Start Materials provided

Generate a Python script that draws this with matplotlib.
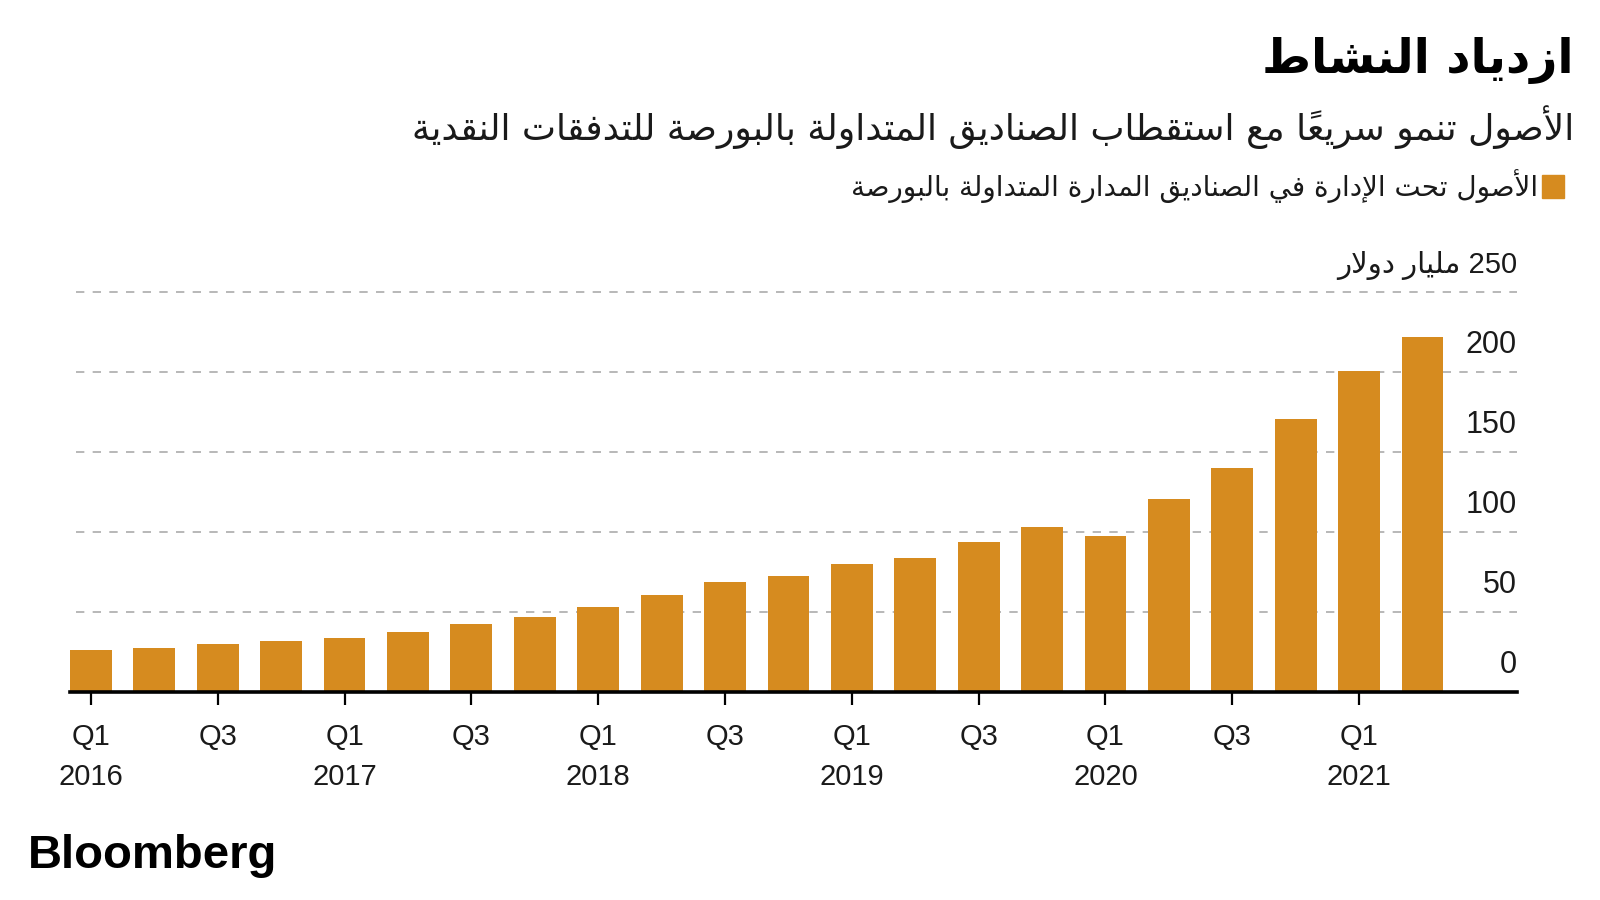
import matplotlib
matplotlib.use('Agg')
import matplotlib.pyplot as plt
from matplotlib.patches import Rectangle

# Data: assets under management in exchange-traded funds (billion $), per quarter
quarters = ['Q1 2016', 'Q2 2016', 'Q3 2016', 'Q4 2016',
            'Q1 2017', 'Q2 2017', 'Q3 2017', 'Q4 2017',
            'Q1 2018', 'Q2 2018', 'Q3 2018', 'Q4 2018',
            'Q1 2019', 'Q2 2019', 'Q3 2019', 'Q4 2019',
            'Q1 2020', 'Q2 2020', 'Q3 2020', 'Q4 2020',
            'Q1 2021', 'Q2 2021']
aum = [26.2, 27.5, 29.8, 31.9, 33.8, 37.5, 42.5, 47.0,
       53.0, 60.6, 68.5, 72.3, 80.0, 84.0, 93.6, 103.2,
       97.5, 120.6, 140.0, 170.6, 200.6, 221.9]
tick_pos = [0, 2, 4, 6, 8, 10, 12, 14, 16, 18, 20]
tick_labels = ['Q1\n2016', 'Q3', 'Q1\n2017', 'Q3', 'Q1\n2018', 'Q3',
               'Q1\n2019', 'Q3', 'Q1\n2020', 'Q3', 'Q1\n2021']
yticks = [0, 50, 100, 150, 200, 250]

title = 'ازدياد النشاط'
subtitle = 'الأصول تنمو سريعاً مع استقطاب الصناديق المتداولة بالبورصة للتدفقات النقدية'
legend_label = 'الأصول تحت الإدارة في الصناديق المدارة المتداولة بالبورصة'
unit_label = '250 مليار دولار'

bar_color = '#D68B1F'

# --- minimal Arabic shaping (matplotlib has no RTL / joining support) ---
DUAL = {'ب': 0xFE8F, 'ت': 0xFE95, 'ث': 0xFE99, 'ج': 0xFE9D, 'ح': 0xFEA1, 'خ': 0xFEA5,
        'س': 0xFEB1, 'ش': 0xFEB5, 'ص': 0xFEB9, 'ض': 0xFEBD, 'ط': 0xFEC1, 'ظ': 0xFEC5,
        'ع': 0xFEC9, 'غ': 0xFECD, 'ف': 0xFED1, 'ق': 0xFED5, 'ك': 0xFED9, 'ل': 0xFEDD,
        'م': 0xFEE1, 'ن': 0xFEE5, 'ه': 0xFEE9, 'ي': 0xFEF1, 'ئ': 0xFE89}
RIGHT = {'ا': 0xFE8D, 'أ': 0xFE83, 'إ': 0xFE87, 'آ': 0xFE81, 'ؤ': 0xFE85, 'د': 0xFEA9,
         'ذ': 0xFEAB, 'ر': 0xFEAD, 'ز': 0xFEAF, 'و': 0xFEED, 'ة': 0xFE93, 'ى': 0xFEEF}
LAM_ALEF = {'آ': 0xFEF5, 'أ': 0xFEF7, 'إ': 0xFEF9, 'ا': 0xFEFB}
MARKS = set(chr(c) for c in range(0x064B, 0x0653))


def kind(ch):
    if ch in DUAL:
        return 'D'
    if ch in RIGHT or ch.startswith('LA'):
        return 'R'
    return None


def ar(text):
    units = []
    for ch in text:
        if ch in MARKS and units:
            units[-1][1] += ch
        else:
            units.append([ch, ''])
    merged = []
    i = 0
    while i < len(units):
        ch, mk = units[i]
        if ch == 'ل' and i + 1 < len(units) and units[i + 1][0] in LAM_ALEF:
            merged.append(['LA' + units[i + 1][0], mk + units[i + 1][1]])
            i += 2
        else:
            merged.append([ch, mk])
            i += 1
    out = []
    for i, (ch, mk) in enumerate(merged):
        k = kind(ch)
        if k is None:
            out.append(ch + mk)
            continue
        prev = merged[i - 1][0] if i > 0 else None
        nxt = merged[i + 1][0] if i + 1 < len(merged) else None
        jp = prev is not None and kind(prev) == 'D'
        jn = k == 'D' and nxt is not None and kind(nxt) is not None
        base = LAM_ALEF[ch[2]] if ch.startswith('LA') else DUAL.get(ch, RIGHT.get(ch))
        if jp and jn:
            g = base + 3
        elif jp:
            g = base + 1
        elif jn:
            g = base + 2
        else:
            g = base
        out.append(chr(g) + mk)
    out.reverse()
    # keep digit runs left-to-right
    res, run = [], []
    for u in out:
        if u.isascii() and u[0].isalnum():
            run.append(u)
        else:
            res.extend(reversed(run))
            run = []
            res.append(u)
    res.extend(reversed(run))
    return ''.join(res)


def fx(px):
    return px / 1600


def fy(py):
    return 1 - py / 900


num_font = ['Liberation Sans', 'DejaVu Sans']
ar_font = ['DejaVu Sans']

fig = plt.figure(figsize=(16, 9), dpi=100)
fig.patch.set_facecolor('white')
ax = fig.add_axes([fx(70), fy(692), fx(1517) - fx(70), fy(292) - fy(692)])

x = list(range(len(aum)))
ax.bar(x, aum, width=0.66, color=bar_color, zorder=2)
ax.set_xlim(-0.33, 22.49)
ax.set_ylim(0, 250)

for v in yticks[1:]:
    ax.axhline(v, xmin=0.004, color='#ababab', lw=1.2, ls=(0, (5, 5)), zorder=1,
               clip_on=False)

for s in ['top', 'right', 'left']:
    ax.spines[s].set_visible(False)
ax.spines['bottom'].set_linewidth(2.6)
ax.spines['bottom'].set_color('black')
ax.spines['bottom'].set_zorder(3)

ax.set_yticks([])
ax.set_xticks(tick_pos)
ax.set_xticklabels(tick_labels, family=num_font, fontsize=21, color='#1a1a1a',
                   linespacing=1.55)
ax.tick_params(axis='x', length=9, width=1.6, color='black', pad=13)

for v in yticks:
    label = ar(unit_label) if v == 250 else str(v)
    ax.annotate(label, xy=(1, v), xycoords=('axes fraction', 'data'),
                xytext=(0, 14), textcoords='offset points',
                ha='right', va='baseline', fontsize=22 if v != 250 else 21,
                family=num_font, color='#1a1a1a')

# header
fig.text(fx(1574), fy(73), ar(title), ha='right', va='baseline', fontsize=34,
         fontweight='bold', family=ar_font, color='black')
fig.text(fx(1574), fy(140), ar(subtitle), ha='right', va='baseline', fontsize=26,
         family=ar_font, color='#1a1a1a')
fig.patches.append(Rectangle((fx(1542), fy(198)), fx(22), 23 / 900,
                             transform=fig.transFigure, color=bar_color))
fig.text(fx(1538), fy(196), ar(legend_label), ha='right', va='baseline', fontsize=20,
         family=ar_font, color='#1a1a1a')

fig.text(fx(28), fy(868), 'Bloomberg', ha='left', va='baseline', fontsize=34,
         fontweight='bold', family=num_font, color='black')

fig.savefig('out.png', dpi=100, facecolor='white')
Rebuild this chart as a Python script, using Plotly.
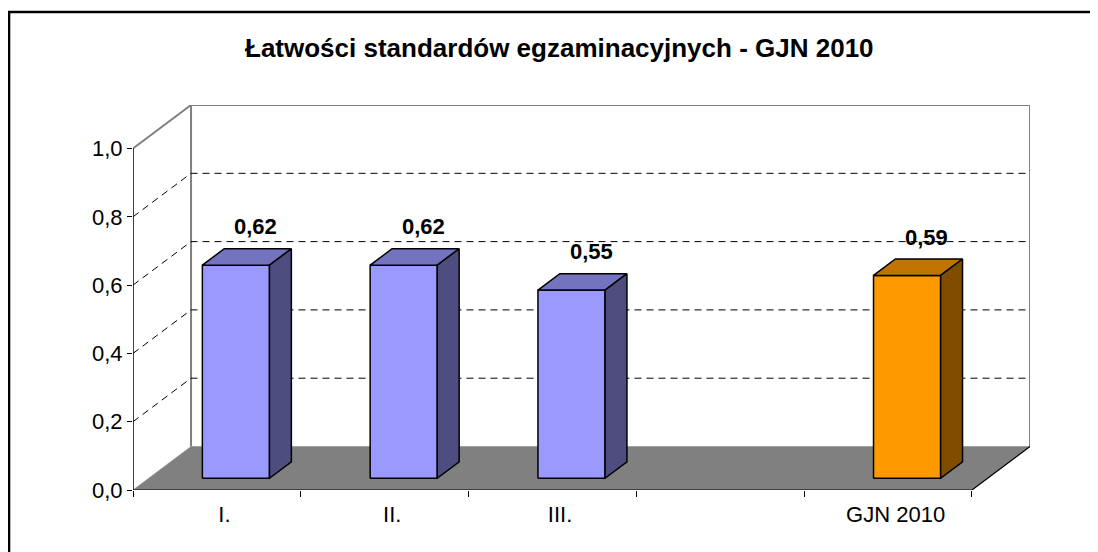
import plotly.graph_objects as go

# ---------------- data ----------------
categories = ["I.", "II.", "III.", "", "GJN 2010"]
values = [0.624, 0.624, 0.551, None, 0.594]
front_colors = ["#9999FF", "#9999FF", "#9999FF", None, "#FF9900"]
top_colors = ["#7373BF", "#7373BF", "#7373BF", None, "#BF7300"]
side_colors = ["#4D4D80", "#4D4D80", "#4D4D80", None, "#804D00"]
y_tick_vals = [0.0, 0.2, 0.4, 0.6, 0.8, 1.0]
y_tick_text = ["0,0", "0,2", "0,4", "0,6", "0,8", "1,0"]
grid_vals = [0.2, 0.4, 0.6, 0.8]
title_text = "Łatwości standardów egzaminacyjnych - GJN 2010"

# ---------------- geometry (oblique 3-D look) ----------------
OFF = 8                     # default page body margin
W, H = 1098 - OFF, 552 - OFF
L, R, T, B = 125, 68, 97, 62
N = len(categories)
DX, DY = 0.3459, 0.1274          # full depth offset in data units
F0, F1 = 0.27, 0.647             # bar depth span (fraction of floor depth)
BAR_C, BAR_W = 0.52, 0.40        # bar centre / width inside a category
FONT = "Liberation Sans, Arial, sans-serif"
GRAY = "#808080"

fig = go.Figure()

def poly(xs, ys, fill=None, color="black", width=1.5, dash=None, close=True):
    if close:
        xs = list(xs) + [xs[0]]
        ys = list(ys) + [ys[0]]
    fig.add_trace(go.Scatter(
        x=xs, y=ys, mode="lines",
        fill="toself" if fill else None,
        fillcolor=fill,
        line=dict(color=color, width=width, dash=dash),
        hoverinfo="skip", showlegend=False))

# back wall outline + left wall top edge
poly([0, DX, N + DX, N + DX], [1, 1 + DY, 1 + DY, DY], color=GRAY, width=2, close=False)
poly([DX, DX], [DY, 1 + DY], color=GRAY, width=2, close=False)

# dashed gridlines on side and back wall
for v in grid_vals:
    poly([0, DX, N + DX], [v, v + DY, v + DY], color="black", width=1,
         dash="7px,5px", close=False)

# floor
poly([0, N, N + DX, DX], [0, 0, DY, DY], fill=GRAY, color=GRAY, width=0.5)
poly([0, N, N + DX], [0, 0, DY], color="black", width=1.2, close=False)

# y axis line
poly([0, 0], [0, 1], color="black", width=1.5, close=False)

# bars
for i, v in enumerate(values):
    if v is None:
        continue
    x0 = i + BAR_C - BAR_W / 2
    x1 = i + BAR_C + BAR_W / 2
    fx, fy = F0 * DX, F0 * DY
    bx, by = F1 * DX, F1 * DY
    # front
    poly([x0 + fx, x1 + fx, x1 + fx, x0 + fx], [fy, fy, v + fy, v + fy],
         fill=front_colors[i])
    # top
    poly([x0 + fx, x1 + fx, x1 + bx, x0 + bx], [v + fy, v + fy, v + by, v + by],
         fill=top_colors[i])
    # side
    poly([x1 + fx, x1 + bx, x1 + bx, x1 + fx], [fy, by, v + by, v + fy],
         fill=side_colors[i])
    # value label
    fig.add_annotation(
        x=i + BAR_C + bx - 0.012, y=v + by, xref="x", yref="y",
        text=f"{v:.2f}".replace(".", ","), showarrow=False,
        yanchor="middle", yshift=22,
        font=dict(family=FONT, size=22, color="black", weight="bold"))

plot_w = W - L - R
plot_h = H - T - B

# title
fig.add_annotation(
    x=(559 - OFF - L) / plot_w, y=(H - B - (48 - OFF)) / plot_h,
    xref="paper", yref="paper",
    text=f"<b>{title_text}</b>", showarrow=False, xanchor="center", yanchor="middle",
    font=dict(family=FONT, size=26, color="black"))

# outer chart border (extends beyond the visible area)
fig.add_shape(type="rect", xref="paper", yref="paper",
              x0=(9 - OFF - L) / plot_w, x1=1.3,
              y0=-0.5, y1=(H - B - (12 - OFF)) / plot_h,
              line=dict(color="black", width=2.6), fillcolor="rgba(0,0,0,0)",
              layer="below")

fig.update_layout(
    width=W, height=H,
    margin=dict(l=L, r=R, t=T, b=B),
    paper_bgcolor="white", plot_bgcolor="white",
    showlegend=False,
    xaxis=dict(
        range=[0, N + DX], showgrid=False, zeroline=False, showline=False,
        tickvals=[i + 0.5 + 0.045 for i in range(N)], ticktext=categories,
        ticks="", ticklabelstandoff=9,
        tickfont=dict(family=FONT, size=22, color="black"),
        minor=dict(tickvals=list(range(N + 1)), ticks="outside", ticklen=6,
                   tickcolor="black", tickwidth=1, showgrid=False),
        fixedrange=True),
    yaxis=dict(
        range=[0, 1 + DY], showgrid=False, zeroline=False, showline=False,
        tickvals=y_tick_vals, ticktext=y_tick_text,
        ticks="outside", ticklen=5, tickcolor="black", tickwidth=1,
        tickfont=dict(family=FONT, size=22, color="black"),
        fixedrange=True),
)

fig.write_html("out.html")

End Materials provided

Set problem —
Return the lines exactly as they stand, from the start of the entries through the line holding "bar_color = '#D68B1F'"; omit the pictures.

Final answer —
Generate a Python script that draws this with matplotlib.
import matplotlib
matplotlib.use('Agg')
import matplotlib.pyplot as plt
from matplotlib.patches import Rectangle

# Data: assets under management in exchange-traded funds (billion $), per quarter
quarters = ['Q1 2016', 'Q2 2016', 'Q3 2016', 'Q4 2016',
            'Q1 2017', 'Q2 2017', 'Q3 2017', 'Q4 2017',
            'Q1 2018', 'Q2 2018', 'Q3 2018', 'Q4 2018',
            'Q1 2019', 'Q2 2019', 'Q3 2019', 'Q4 2019',
            'Q1 2020', 'Q2 2020', 'Q3 2020', 'Q4 2020',
            'Q1 2021', 'Q2 2021']
aum = [26.2, 27.5, 29.8, 31.9, 33.8, 37.5, 42.5, 47.0,
       53.0, 60.6, 68.5, 72.3, 80.0, 84.0, 93.6, 103.2,
       97.5, 120.6, 140.0, 170.6, 200.6, 221.9]
tick_pos = [0, 2, 4, 6, 8, 10, 12, 14, 16, 18, 20]
tick_labels = ['Q1\n2016', 'Q3', 'Q1\n2017', 'Q3', 'Q1\n2018', 'Q3',
               'Q1\n2019', 'Q3', 'Q1\n2020', 'Q3', 'Q1\n2021']
yticks = [0, 50, 100, 150, 200, 250]

title = 'ازدياد النشاط'
subtitle = 'الأصول تنمو سريعاً مع استقطاب الصناديق المتداولة بالبورصة للتدفقات النقدية'
legend_label = 'الأصول تحت الإدارة في الصناديق المدارة المتداولة بالبورصة'
unit_label = '250 مليار دولار'

bar_color = '#D68B1F'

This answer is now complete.